Uma taça nos alcança (Joel)
Uma taça nos alcança
Crônica, Joel Gehlen, 21 de Novembro de 2019
Foi no dia de hoje, uma terceira quinta-feira do mês de novembro, há 2.418 anos, que Sócrates tomou a sua taça de cicuta. Não leve ao pé da letra, o suicídio nem a sua frase mais conhecida, “só sei que nada sei”. Não há que se matar, nem exaltar a ignorância. Talvez nunca a humanidade tenha perdido tanto a capacidade simbólica, quanto nos dias de hoje. Predomina uma linguagem binária em que tudo é isso ou aquilo, oito ou oitenta. Perdemos a capacidade da gradação das coisas, dos valores, dos sentimentos. Abrimos mão dos matizes e mergulhamos numa existência de alto contrate em preto ou branco. E reagimos seguindo esses estímulos contrários, exatamente como fazem seres tão primários quanto as amebas, que continuam mais ou menos iguais ao que eram há um bilhão de anos.

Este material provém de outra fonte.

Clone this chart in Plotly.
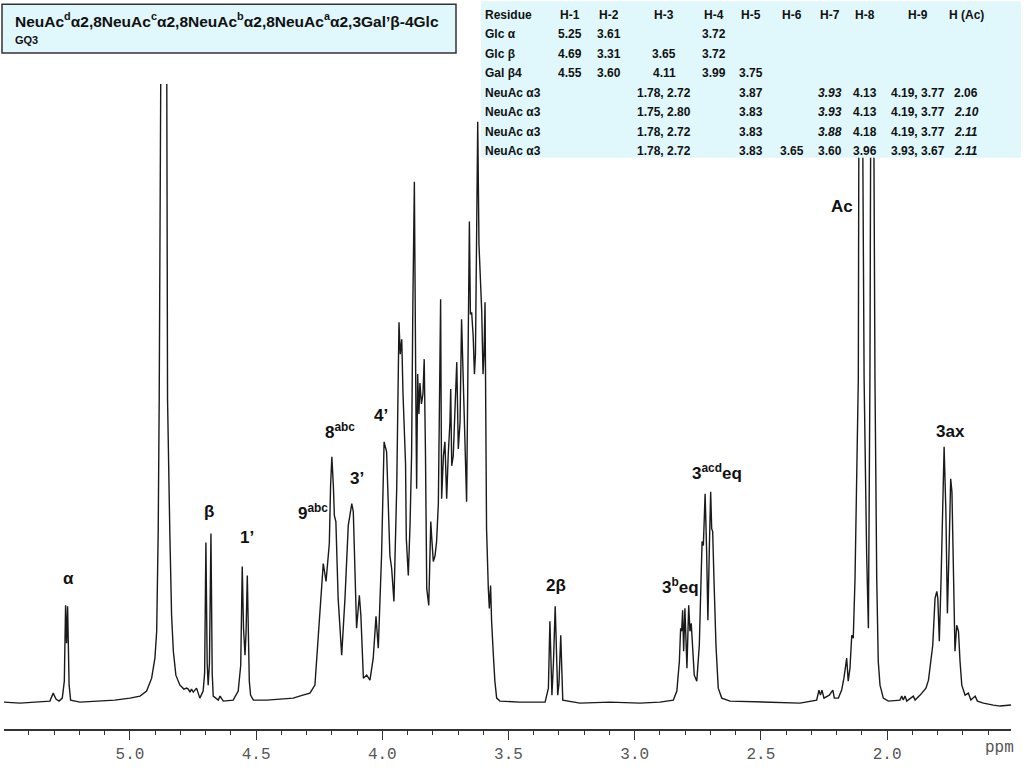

Conclamado a se defender da injusta acusação, Sócrates preferiu deixar que o julgamento expusesse as entranhas da máquina da Justiça; rogado para que negasse seus pensamentos e salvasse sua pele, optou pelo sacrifício do corpo e a salvação das ideias; concitado à fuga, preferiu fazer de sua morte mais um ato de filosofia. Exerceu o diálogo – seu método filosófico – até o último instante. O carrasco que lhe estendeu a taça de veneno chorava, os sete amigos com ele na cela, pranteavam. Ele, serenamente, libou aos deuses “pelo bom êxito na mudança de residência” e bebeu todo o conteúdo.